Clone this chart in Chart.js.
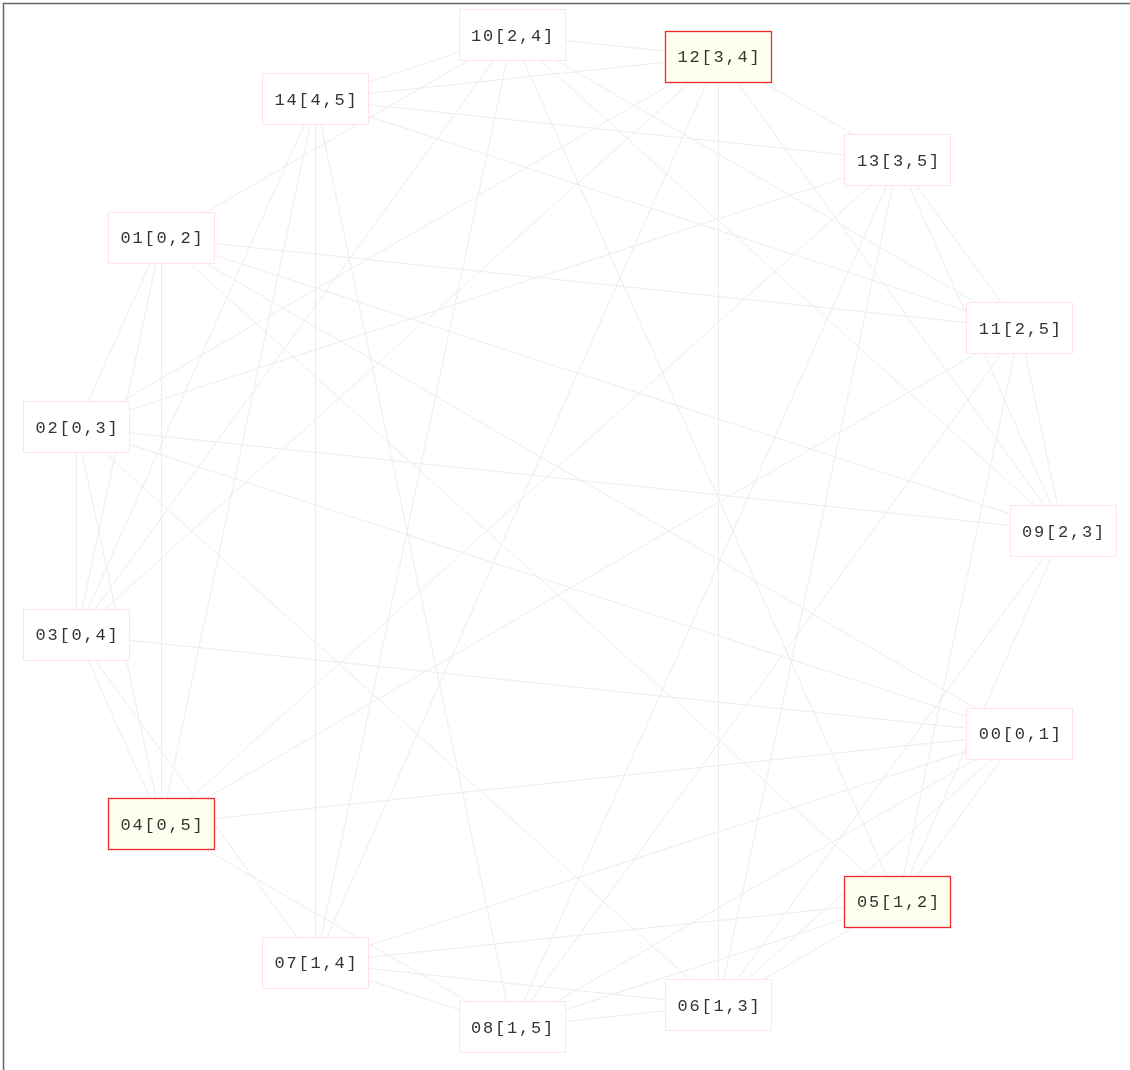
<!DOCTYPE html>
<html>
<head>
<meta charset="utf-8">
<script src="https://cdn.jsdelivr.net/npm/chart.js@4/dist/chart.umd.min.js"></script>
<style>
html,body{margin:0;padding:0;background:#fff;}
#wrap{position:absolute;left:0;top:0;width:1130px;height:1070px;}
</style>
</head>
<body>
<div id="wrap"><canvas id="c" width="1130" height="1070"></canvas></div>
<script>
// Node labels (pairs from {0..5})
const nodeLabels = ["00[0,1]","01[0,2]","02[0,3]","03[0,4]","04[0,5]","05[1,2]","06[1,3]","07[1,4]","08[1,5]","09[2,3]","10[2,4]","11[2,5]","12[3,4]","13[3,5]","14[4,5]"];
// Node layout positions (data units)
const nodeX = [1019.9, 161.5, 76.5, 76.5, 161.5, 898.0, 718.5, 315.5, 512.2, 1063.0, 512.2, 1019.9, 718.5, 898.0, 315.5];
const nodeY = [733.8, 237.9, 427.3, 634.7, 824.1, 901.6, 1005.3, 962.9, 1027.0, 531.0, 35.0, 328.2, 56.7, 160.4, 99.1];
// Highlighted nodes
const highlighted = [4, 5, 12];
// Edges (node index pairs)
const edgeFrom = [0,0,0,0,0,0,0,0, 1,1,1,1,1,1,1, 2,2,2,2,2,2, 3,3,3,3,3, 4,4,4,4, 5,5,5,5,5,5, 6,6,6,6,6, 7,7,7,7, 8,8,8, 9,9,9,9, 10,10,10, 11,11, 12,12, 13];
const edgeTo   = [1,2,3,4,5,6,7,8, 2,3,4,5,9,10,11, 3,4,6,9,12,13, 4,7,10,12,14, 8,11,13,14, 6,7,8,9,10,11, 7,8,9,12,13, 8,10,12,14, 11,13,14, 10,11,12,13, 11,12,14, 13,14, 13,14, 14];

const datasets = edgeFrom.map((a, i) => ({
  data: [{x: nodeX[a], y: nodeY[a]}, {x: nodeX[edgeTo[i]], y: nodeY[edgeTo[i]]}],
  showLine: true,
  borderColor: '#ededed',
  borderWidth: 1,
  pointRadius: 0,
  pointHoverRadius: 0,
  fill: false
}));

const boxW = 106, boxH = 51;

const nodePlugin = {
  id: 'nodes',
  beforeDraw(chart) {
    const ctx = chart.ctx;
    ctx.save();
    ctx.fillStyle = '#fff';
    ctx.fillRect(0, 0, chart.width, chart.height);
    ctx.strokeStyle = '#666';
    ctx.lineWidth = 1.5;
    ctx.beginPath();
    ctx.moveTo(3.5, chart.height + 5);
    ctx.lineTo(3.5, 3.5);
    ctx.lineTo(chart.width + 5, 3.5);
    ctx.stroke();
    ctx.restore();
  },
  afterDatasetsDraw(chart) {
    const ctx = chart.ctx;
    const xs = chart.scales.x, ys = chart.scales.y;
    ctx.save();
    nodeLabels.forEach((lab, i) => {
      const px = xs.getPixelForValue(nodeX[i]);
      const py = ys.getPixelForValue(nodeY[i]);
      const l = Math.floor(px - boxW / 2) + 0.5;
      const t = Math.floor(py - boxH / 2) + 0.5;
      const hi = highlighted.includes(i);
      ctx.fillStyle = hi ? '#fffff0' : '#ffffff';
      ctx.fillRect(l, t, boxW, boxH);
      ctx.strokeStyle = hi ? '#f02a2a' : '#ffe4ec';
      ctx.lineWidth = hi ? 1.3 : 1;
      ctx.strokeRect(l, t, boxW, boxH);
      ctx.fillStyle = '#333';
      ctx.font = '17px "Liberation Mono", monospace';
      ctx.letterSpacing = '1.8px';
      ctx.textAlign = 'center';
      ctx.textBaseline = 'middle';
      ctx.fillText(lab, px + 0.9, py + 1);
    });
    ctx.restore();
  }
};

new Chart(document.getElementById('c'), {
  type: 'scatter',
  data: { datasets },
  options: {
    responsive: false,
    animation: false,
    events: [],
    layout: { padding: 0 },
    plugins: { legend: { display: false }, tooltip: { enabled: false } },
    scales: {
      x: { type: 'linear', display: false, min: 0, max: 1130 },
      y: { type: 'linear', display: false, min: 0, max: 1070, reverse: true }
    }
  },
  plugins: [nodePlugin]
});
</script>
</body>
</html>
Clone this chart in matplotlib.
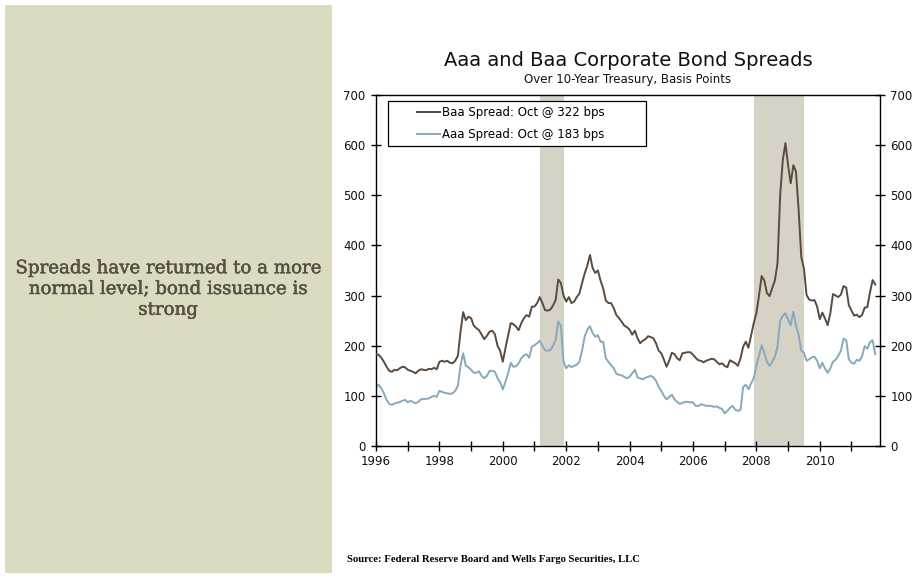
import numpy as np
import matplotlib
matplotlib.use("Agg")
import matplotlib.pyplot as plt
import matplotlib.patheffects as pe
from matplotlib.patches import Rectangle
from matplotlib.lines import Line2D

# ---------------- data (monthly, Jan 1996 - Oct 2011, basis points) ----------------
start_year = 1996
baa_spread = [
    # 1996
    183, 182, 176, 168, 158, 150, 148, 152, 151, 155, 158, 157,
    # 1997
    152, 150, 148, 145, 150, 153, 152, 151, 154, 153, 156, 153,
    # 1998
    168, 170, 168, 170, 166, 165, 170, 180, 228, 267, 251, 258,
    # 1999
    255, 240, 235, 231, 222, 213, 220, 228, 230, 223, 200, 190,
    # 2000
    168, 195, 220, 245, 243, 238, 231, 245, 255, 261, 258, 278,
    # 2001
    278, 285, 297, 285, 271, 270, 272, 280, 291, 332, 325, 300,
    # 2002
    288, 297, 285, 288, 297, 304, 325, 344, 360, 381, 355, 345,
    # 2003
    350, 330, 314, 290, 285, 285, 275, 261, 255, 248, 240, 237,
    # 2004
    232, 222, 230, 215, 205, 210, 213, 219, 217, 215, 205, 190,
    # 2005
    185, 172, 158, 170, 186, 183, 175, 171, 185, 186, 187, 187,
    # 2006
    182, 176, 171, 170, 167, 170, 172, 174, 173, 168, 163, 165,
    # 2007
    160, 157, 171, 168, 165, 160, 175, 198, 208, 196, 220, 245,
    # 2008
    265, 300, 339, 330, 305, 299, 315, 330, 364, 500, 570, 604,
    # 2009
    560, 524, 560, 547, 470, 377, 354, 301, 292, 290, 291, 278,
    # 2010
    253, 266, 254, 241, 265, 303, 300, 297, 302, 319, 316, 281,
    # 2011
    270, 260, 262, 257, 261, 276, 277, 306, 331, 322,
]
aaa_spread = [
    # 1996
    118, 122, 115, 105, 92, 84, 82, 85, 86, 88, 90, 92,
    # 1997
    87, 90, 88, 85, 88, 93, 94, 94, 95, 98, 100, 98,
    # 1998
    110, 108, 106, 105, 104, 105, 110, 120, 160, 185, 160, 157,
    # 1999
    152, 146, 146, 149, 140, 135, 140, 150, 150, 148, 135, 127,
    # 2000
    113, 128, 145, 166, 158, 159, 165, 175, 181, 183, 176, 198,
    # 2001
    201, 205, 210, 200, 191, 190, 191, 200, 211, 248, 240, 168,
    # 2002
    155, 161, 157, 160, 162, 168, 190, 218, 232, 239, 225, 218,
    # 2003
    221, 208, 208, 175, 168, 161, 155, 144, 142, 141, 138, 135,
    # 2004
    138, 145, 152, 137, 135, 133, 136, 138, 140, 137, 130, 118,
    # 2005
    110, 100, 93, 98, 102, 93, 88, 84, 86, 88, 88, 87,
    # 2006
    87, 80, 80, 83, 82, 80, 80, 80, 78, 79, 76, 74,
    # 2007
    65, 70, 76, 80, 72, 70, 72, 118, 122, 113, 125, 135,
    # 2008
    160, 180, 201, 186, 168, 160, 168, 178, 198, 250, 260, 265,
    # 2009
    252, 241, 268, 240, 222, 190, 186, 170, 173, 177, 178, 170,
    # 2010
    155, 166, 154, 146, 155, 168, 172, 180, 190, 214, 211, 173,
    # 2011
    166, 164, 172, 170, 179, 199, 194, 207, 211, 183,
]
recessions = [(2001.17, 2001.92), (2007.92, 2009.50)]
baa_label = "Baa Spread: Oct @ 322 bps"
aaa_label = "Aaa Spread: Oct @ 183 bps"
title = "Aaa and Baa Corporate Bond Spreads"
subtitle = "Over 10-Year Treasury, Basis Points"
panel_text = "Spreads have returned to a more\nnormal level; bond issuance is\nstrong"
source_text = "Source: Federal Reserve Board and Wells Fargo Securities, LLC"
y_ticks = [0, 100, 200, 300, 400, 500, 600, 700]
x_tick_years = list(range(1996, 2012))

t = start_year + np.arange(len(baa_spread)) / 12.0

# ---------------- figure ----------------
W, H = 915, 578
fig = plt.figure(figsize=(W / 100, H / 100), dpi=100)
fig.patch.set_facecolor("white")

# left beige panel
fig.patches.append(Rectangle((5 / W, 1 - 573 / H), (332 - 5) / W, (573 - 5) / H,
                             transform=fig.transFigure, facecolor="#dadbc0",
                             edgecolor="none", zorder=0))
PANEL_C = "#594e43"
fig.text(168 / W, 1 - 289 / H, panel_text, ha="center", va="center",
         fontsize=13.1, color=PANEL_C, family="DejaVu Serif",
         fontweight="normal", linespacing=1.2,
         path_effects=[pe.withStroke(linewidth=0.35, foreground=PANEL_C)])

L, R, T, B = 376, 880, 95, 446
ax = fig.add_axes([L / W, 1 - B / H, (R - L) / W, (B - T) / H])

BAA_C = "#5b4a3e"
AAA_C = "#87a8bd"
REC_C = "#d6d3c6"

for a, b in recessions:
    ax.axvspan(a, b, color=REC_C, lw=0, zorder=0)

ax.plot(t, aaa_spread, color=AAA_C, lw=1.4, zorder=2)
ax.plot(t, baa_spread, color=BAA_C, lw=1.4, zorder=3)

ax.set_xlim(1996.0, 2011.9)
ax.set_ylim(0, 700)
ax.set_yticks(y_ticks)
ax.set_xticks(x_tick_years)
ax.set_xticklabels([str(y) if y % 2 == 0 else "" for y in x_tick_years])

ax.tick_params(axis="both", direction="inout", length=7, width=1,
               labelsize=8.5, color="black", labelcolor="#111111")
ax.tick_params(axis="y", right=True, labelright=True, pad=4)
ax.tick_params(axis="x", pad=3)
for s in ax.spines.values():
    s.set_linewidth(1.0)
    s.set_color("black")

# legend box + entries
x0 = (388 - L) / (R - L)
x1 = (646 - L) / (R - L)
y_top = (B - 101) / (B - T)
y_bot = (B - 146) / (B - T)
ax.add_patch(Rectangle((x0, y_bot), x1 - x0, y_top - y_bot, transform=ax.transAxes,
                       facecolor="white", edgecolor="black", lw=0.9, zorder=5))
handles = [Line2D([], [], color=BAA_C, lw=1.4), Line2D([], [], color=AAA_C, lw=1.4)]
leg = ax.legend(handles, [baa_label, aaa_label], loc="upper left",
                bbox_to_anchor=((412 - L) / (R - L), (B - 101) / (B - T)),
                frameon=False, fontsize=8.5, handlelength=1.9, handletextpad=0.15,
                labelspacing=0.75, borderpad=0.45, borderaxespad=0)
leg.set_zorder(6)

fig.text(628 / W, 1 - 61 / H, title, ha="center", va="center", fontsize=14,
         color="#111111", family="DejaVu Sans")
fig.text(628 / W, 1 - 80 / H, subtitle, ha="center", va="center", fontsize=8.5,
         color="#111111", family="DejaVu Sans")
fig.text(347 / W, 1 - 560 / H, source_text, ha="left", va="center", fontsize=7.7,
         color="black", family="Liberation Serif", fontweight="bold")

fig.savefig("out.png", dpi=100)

__Task requirements__:
Restate word for word the part that opens with the line containing "Clone this chart in matplotlib." and closes with the line containing "from matplotlib.lines import Line2D", both ends included, and nothing else. Omit any images.

__Answer to this problem__:
Clone this chart in matplotlib.
import numpy as np
import matplotlib
matplotlib.use("Agg")
import matplotlib.pyplot as plt
import matplotlib.patheffects as pe
from matplotlib.patches import Rectangle
from matplotlib.lines import Line2D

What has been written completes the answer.